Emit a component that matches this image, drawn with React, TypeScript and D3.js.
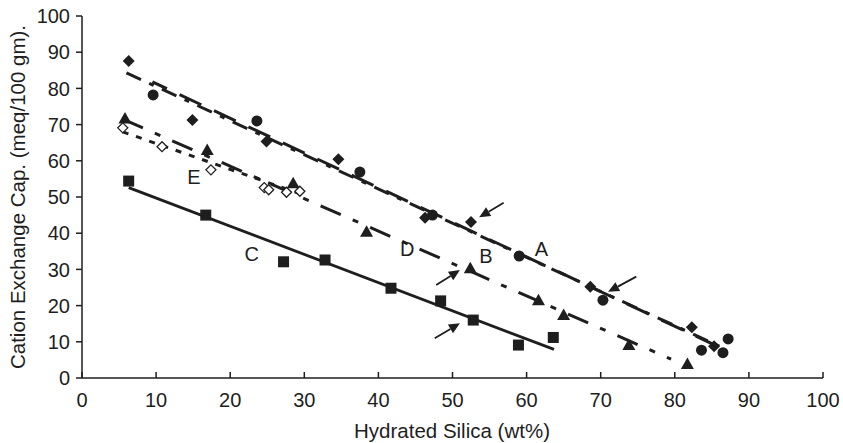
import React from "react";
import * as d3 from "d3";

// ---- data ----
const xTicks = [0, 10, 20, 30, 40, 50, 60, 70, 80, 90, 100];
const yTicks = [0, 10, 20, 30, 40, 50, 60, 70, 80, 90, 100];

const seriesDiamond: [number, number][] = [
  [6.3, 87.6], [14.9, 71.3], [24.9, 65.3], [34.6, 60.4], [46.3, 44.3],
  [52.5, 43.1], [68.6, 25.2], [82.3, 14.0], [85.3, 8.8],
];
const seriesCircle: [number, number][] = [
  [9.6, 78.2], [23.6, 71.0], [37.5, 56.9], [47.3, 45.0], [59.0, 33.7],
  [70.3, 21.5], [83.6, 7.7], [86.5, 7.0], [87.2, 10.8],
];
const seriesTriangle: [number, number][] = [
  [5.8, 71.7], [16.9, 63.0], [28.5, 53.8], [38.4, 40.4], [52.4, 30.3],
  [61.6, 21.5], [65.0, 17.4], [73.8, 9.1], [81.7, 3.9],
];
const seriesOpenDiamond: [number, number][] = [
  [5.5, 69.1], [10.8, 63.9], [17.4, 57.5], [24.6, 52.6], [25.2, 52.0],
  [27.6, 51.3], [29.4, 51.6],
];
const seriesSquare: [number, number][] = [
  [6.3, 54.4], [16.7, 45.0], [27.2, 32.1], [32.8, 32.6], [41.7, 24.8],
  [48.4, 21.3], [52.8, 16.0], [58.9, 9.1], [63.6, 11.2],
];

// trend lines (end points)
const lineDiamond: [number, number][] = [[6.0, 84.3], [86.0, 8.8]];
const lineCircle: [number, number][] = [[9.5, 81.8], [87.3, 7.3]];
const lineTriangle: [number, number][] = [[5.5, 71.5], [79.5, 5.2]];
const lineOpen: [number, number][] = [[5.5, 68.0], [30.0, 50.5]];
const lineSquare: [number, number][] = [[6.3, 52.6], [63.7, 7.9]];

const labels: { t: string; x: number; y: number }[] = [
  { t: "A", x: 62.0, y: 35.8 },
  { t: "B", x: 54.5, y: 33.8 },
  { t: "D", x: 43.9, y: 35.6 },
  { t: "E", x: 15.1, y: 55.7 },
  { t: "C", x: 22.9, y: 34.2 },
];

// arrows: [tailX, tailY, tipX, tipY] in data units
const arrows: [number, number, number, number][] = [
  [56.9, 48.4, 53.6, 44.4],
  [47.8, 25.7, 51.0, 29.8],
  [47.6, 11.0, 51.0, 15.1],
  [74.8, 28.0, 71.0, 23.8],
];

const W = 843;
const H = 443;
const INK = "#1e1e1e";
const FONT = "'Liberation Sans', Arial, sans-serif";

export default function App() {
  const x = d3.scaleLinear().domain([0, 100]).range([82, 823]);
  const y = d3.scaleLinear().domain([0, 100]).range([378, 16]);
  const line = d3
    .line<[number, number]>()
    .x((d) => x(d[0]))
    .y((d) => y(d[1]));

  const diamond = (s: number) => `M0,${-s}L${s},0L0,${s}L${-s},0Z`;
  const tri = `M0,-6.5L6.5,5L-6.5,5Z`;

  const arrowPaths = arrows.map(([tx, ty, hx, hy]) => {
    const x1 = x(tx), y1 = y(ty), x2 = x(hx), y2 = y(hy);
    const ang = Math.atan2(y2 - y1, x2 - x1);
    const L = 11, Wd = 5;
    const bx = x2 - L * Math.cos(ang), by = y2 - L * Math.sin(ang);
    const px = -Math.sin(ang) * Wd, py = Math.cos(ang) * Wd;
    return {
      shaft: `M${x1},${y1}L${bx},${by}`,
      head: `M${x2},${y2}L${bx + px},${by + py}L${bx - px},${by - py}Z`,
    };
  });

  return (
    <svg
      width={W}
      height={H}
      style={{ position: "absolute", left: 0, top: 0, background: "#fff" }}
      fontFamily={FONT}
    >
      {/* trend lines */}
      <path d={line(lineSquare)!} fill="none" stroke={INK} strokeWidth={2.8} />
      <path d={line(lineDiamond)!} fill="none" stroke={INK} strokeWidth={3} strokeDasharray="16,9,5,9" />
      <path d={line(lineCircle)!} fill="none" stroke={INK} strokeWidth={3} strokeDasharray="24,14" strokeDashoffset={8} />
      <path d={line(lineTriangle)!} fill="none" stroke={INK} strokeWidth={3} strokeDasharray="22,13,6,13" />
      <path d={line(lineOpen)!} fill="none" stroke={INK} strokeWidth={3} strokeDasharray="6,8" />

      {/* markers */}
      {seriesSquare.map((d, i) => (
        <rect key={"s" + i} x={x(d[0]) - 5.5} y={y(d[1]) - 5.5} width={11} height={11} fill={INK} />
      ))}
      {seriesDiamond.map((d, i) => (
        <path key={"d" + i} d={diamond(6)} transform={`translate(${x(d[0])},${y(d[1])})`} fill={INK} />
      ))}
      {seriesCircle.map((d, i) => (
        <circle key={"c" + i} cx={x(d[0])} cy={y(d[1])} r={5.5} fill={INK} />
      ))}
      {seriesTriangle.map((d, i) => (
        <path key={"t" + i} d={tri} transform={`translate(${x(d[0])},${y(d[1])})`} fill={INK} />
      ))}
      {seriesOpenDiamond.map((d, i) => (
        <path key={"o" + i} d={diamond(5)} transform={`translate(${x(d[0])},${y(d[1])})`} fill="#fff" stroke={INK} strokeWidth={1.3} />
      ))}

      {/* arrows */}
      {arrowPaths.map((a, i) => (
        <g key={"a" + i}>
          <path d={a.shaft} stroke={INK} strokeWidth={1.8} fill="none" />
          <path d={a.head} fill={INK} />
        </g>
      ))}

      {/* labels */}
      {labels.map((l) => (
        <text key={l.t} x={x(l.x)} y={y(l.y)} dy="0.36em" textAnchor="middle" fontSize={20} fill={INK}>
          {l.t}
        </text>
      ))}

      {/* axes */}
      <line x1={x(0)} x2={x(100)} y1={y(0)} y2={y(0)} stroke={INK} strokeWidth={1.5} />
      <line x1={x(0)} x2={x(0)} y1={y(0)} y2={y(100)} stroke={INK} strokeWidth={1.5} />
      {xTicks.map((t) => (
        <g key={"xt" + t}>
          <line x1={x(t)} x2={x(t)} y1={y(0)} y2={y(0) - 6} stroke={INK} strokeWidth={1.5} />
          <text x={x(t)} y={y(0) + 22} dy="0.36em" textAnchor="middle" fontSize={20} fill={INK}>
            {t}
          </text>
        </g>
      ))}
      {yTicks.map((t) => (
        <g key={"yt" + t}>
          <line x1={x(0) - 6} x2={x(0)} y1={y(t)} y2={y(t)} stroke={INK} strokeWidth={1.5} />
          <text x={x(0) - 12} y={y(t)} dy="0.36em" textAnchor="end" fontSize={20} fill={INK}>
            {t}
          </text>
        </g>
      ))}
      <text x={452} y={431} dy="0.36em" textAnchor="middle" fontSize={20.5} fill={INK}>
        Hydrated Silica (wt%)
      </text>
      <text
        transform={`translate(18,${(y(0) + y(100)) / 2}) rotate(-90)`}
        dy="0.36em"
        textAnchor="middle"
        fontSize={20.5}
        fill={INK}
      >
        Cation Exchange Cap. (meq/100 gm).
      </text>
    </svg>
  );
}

* [Problem requirements] Leaving out the pictures, repeat the data above exactly.

* [Worked solution]
Emit a component that matches this image, drawn with React, TypeScript and D3.js.
import React from "react";
import * as d3 from "d3";

// ---- data ----
const xTicks = [0, 10, 20, 30, 40, 50, 60, 70, 80, 90, 100];
const yTicks = [0, 10, 20, 30, 40, 50, 60, 70, 80, 90, 100];

const seriesDiamond: [number, number][] = [
  [6.3, 87.6], [14.9, 71.3], [24.9, 65.3], [34.6, 60.4], [46.3, 44.3],
  [52.5, 43.1], [68.6, 25.2], [82.3, 14.0], [85.3, 8.8],
];
const seriesCircle: [number, number][] = [
  [9.6, 78.2], [23.6, 71.0], [37.5, 56.9], [47.3, 45.0], [59.0, 33.7],
  [70.3, 21.5], [83.6, 7.7], [86.5, 7.0], [87.2, 10.8],
];
const seriesTriangle: [number, number][] = [
  [5.8, 71.7], [16.9, 63.0], [28.5, 53.8], [38.4, 40.4], [52.4, 30.3],
  [61.6, 21.5], [65.0, 17.4], [73.8, 9.1], [81.7, 3.9],
];
const seriesOpenDiamond: [number, number][] = [
  [5.5, 69.1], [10.8, 63.9], [17.4, 57.5], [24.6, 52.6], [25.2, 52.0],
  [27.6, 51.3], [29.4, 51.6],
];
const seriesSquare: [number, number][] = [
  [6.3, 54.4], [16.7, 45.0], [27.2, 32.1], [32.8, 32.6], [41.7, 24.8],
  [48.4, 21.3], [52.8, 16.0], [58.9, 9.1], [63.6, 11.2],
];

// trend lines (end points)
const lineDiamond: [number, number][] = [[6.0, 84.3], [86.0, 8.8]];
const lineCircle: [number, number][] = [[9.5, 81.8], [87.3, 7.3]];
const lineTriangle: [number, number][] = [[5.5, 71.5], [79.5, 5.2]];
const lineOpen: [number, number][] = [[5.5, 68.0], [30.0, 50.5]];
const lineSquare: [number, number][] = [[6.3, 52.6], [63.7, 7.9]];

const labels: { t: string; x: number; y: number }[] = [
  { t: "A", x: 62.0, y: 35.8 },
  { t: "B", x: 54.5, y: 33.8 },
  { t: "D", x: 43.9, y: 35.6 },
  { t: "E", x: 15.1, y: 55.7 },
  { t: "C", x: 22.9, y: 34.2 },
];

// arrows: [tailX, tailY, tipX, tipY] in data units
const arrows: [number, number, number, number][] = [
  [56.9, 48.4, 53.6, 44.4],
  [47.8, 25.7, 51.0, 29.8],
  [47.6, 11.0, 51.0, 15.1],
  [74.8, 28.0, 71.0, 23.8],
];

const W = 843;
const H = 443;
const INK = "#1e1e1e";
const FONT = "'Liberation Sans', Arial, sans-serif";

export default function App() {
  const x = d3.scaleLinear().domain([0, 100]).range([82, 823]);
  const y = d3.scaleLinear().domain([0, 100]).range([378, 16]);
  const line = d3
    .line<[number, number]>()
    .x((d) => x(d[0]))
    .y((d) => y(d[1]));

  const diamond = (s: number) => `M0,${-s}L${s},0L0,${s}L${-s},0Z`;
  const tri = `M0,-6.5L6.5,5L-6.5,5Z`;

  const arrowPaths = arrows.map(([tx, ty, hx, hy]) => {
    const x1 = x(tx), y1 = y(ty), x2 = x(hx), y2 = y(hy);
    const ang = Math.atan2(y2 - y1, x2 - x1);
    const L = 11, Wd = 5;
    const bx = x2 - L * Math.cos(ang), by = y2 - L * Math.sin(ang);
    const px = -Math.sin(ang) * Wd, py = Math.cos(ang) * Wd;
    return {
      shaft: `M${x1},${y1}L${bx},${by}`,
      head: `M${x2},${y2}L${bx + px},${by + py}L${bx - px},${by - py}Z`,
    };
  });

  return (
    <svg
      width={W}
      height={H}
      style={{ position: "absolute", left: 0, top: 0, background: "#fff" }}
      fontFamily={FONT}
    >
      {/* trend lines */}
      <path d={line(lineSquare)!} fill="none" stroke={INK} strokeWidth={2.8} />
      <path d={line(lineDiamond)!} fill="none" stroke={INK} strokeWidth={3} strokeDasharray="16,9,5,9" />
      <path d={line(lineCircle)!} fill="none" stroke={INK} strokeWidth={3} strokeDasharray="24,14" strokeDashoffset={8} />
      <path d={line(lineTriangle)!} fill="none" stroke={INK} strokeWidth={3} strokeDasharray="22,13,6,13" />
      <path d={line(lineOpen)!} fill="none" stroke={INK} strokeWidth={3} strokeDasharray="6,8" />

      {/* markers */}
      {seriesSquare.map((d, i) => (
        <rect key={"s" + i} x={x(d[0]) - 5.5} y={y(d[1]) - 5.5} width={11} height={11} fill={INK} />
      ))}
      {seriesDiamond.map((d, i) => (
        <path key={"d" + i} d={diamond(6)} transform={`translate(${x(d[0])},${y(d[1])})`} fill={INK} />
      ))}
      {seriesCircle.map((d, i) => (
        <circle key={"c" + i} cx={x(d[0])} cy={y(d[1])} r={5.5} fill={INK} />
      ))}
      {seriesTriangle.map((d, i) => (
        <path key={"t" + i} d={tri} transform={`translate(${x(d[0])},${y(d[1])})`} fill={INK} />
      ))}
      {seriesOpenDiamond.map((d, i) => (
        <path key={"o" + i} d={diamond(5)} transform={`translate(${x(d[0])},${y(d[1])})`} fill="#fff" stroke={INK} strokeWidth={1.3} />
      ))}

      {/* arrows */}
      {arrowPaths.map((a, i) => (
        <g key={"a" + i}>
          <path d={a.shaft} stroke={INK} strokeWidth={1.8} fill="none" />
          <path d={a.head} fill={INK} />
        </g>
      ))}

      {/* labels */}
      {labels.map((l) => (
        <text key={l.t} x={x(l.x)} y={y(l.y)} dy="0.36em" textAnchor="middle" fontSize={20} fill={INK}>
          {l.t}
        </text>
      ))}

      {/* axes */}
      <line x1={x(0)} x2={x(100)} y1={y(0)} y2={y(0)} stroke={INK} strokeWidth={1.5} />
      <line x1={x(0)} x2={x(0)} y1={y(0)} y2={y(100)} stroke={INK} strokeWidth={1.5} />
      {xTicks.map((t) => (
        <g key={"xt" + t}>
          <line x1={x(t)} x2={x(t)} y1={y(0)} y2={y(0) - 6} stroke={INK} strokeWidth={1.5} />
          <text x={x(t)} y={y(0) + 22} dy="0.36em" textAnchor="middle" fontSize={20} fill={INK}>
            {t}
          </text>
        </g>
      ))}
      {yTicks.map((t) => (
        <g key={"yt" + t}>
          <line x1={x(0) - 6} x2={x(0)} y1={y(t)} y2={y(t)} stroke={INK} strokeWidth={1.5} />
          <text x={x(0) - 12} y={y(t)} dy="0.36em" textAnchor="end" fontSize={20} fill={INK}>
            {t}
          </text>
        </g>
      ))}
      <text x={452} y={431} dy="0.36em" textAnchor="middle" fontSize={20.5} fill={INK}>
        Hydrated Silica (wt%)
      </text>
      <text
        transform={`translate(18,${(y(0) + y(100)) / 2}) rotate(-90)`}
        dy="0.36em"
        textAnchor="middle"
        fontSize={20.5}
        fill={INK}
      >
        Cation Exchange Cap. (meq/100 gm).
      </text>
    </svg>
  );
}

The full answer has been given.